CEPA: Consensus Embedded Perturbation for Agnostic Detection and Inversion of Backdoors
Guangmingmei Yang, Xi Li, Hang Wang, David J. Miller, George Kesidis
TL;DR
CEPA tackles backdoor poisoning in neural networks by delivering a post-training detector and backdoor inverter that is agnostic to the embedding mechanism. It optimizes perturbations in input space and a common embedded feature perturbation to reveal a consensus backdoor pattern across candidate target pairs, using MAD-based statistics on three metrics to detect backdoors and infer targets. When a backdoor is detected, CEPA inverts the pattern by constraining perturbations with positive weights $\lambda_1$ and $\lambda_2$, yielding interpretable trigger estimates while maintaining classification performance on clean data. Empirically, CEPA demonstrates strong detection accuracy and reliable backdoor pattern reconstruction across CIFAR-10/100 using multiple attack types, with competitive or superior performance to seven baselines and robustness to adaptive attacks, all while requiring only a small clean dataset and minimal hyperparameter tuning.
Abstract
A variety of defenses have been proposed against Trojans planted in (backdoor attacks on) deep neural network (DNN) classifiers.
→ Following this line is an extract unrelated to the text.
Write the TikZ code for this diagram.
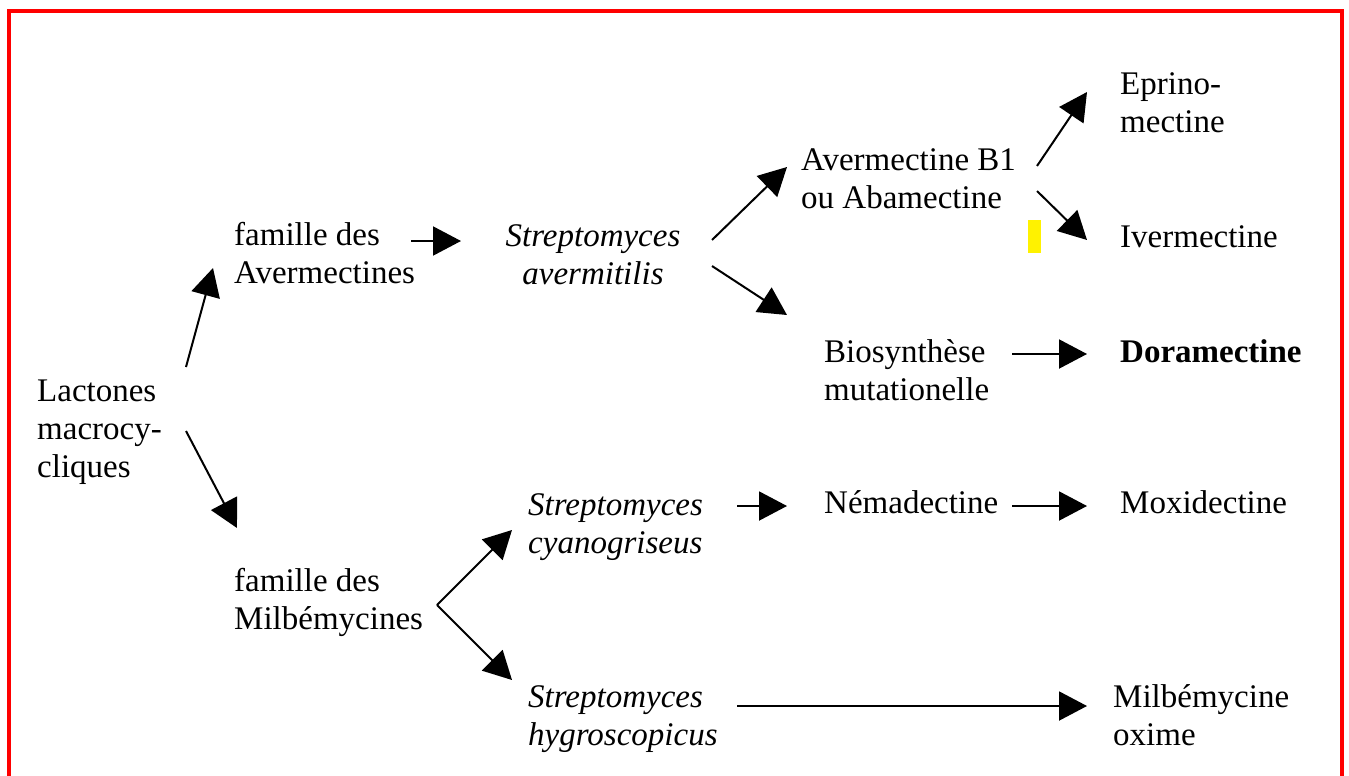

Backdoor-agnostic methods seek to reliably detect and/or to mitigate backdoors irrespective of the incorporation mechanism used by the attacker, while inversion methods explicitly assume one. In this paper, we describe a new detector that: relies on embedded feature representations to estimate (invert) the backdoor and to identify its target class; can operate without access to the training dataset; and is highly effective for various incorporation mechanisms (i.e., is backdoor agnostic). Our detection approach is evaluated -- and found to be favorable - in comparison with an array of published defenses for a variety of different attacks on the CIFAR-10 and CIFAR-100 image-classification domains.